Una historia de una carrera y de dos acuarius. Una
historia de sonrisas rodeado de los míos, de los del Nunca correrás solo.
Hoy no tenemos la previa del café, pero el tiempo se
nos va igual de deprisa, en la recogida del dorsal, en los saludos, en ir y
volver del “aparcadero”. En reconocer ese pequeño tramo de la salida, que ya
nos enseña el barro. El cielo se va cargando, incluso algún atrevido trueno se
deja oír, pero la lluvia no acabó de llegar. La cuenta atrás nos avisa para que
vayamos pensando en correr un poco en vez de estar pendiente del cielo. Con
cuidado, poniéndonos casi en fila, arrancamos por el camino de hierba,
irregular, para pronto empezar a zigzaguear esquivando los charcos y el barro.

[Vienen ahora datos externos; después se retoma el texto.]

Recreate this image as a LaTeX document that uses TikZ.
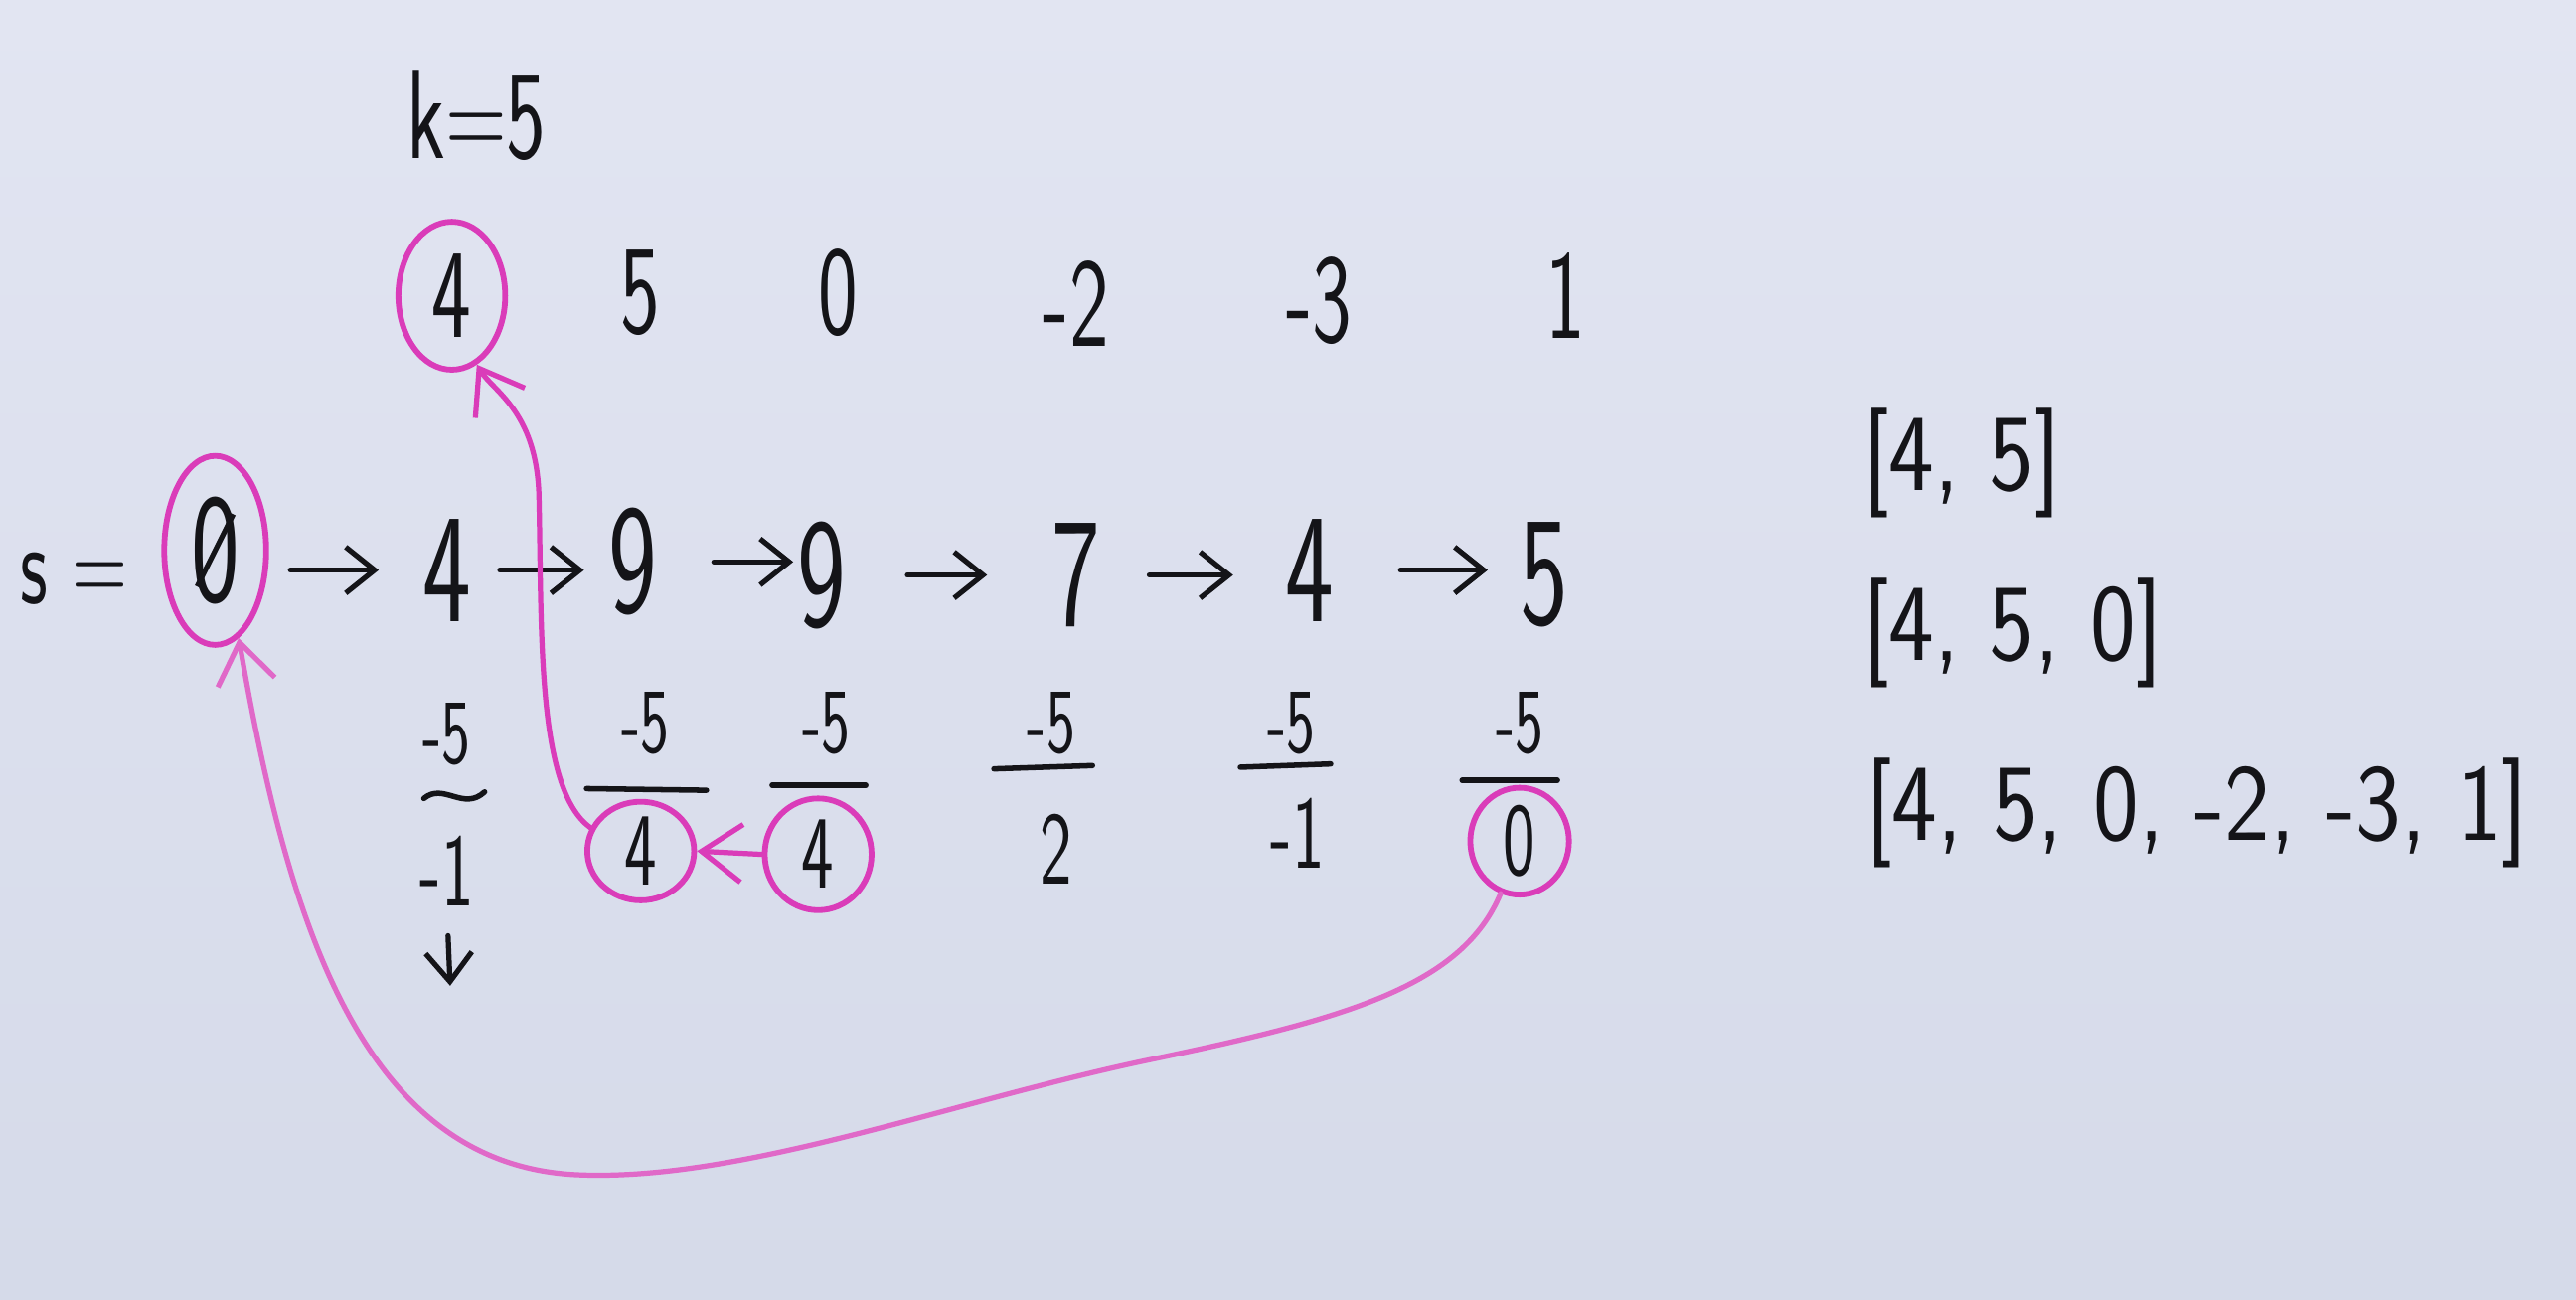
\documentclass[tikz,border=0pt]{standalone}
\usepackage{fontspec}
\setmainfont{Latin Modern Sans}[FakeStretch=0.66]
\newfontfamily\listfont{Latin Modern Sans}[FakeStretch=0.88]
\usetikzlibrary{shapes.geometric,arrows.meta}
\definecolor{boardtop}{RGB}{226,229,242}
\definecolor{boardbot}{RGB}{213,218,233}
\definecolor{ink}{RGB}{20,20,24}
\definecolor{mag}{RGB}{218,60,185}
\definecolor{magl}{RGB}{224,105,200}
\begin{document}
\begin{tikzpicture}[x=0.01cm,y=-0.01cm,
  txt/.style={inner sep=0pt, text=ink},
  big/.style={txt,font=\fontsize{27}{31}\selectfont},
  mid/.style={txt,font=\fontsize{22}{26}\selectfont},
  small/.style={txt,font=\fontsize{16}{19}\selectfont},
  den/.style={txt,font=\fontsize{18}{21}\selectfont},
  list/.style={txt,anchor=west,font=\listfont\fontsize{19}{23}\selectfont},
  ring/.style={ellipse, draw=mag, line width=1pt},
  bar/.style={draw=ink, line width=0.95pt, line cap=round},
  flow/.style={draw=ink, line width=0.9pt, line cap=round, -{Straight Barb[length=5pt,width=8pt]}},
  link/.style={draw=mag, line width=0.9pt, line cap=round, -{Straight Barb[length=7pt,width=10pt]}},
]
\fill[top color=boardtop,bottom color=boardbot] (0,0) rectangle (1568,791);
\useasboundingbox (0,0) rectangle (1568,791);

% k
\node[mid] (k) at (290,70) {k=5};

% top row
\node[mid,ring,minimum width=0.65cm,minimum height=0.9cm] (t1) at (275,180) {4};
\node[mid] (t2) at (390,178) {5};
\node[mid] (t3) at (510,178) {0};
\node[mid] (t4) at (655,185) {-2};
\node[mid] (t5) at (803,183) {-3};
\node[mid] (t6) at (953,180) {1};

% sum row
\node[txt,font=\fontsize{20}{24}\selectfont] (sl) at (45,352) {s =};
\node[big,ring,minimum width=0.62cm,minimum height=1.15cm] (s0) at (131,335) {0};
\draw[ink,line width=0.9pt] (s0.center) ++(-11,22) -- ++(22,-44);
\node[big] (s1) at (272,347) {4};
\node[big] (s2) at (385,342) {9};
\node[big] (s3) at (500,350) {9};
\node[big] (s4) at (655,350) {7};
\node[big] (s5) at (797,347) {4};
\node[big] (s6) at (940,350) {5};
\draw[flow,shorten <=3.7pt,shorten >=7.4pt] (s0.east |- s1.center) -- (s1.west);
\draw[flow,shorten <=4.8pt,shorten >=4pt] (s1.east) -- (s2.west |- s1.east);
\draw[flow,shorten <=9.7pt,shorten >=0.5pt] (s2.east) -- (s3.west |- s2.east);
\draw[flow,shorten <=10.5pt,shorten >=11pt] (s3.east) -- (s4.west |- s3.east);
\draw[flow,shorten <=8.3pt,shorten >=8.8pt] (s4.east) -- (s5.west |- s4.east);
\draw[flow,shorten <=11.4pt,shorten >=5.4pt] (s5.east) -- (s6.west |- s5.east);

% fractions
\node[small] (f1n) at (272,447) {-5};
\draw[bar] (258,486) .. controls (270,476) and (282,494) .. (295,482);
\node[den] (f1d) at (272,530) {-1};
\coordinate (f1end) at (274,600);
\draw[flow,shorten <=5pt] (f1d.south) -- (f1end);

\node[small] (f2n) at (393,440) {-5};
\draw[bar] (357,480) -- (430,481);
\node[den,ring,minimum width=0.65cm,minimum height=0.6cm] (f2d) at (390,518) {4};

\node[small] (f3n) at (503,440) {-5};
\draw[bar] (470,478) -- (527,478);
\node[den,ring,minimum width=0.65cm,minimum height=0.68cm] (f3d) at (498,520) {4};

\node[small] (f4n) at (640,440) {-5};
\draw[bar] (605,468) -- (665,466);
\node[den] (f4d) at (643,517) {2};

\node[small] (f5n) at (786,440) {-5};
\draw[bar] (755,467) -- (810,465);
\node[den] (f5d) at (790,507) {-1};

\node[small] (f6n) at (925,440) {-5};
\draw[bar] (890,475) -- (948,475);
\node[den,ring,minimum width=0.6cm,minimum height=0.65cm] (f6d) at (925,512) {0};

% lists
\node[list] (r1) at (1133,282) {[4, 5]};
\node[list] (r2) at (1133,385) {[4, 5, 0]};
\node[list] (r3) at (1135,495) {[4, 5, 0, -2, -3, 1]};

% magenta links
\draw[link] (f3d.west) -- (f2d.east);
\draw[link] (f2d.155) .. controls (326,480) and (330,380) .. (328,300)
  .. controls (326,250) and (300,238) .. (t1.-70);
\draw[link,draw=magl] (f6d.250) .. controls (890,600) and (820,620) .. (700,645)
  .. controls (580,670) and (450,720) .. (350,715)
  .. controls (220,708) and (175,560) .. (s0.-75);
\end{tikzpicture}
\end{document}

Con la carrera ya lanzada y enfilada, cruzo el puente, sobre el río Luna, giro
a la izquierda, y a bajar la escalera, uno, dos, tres, cuatro, pierdo la cuenta
de los escalones, y a por la estrecha senda que en subida nos va acercando al
bonito bosque. Barro, piedras y agua hace que la vista esté más pendiente del
suelo que del bello entorno. Mis pasos se toman un ligero respiro antes de
afrontar las dos duras rampas de Rabanal de Luna, y nos vuelven a llevar a las
piedras y al agua, a fijar la pisada. Las zancadas retornan a la senda, y a los
escalones, donde esta vez tampoco los cuento, y al puente sobre el río Luna.
A volver a zigzaguear entre el barro; donde se acaba lo repetido, donde ya se oye la megafonía de la meta, pero que para alcanzarla antes tengo que coger esa senda que, entre la pequeña colina y el agua, este año sí, del pantano, me lleva a su recta, a traspasar esa línea donde ya me esperan la mayoría de los míos.
Y después, ya vinieron todas esas cosas que nos hacen ir a correr; esos momentos que tanto nos unen.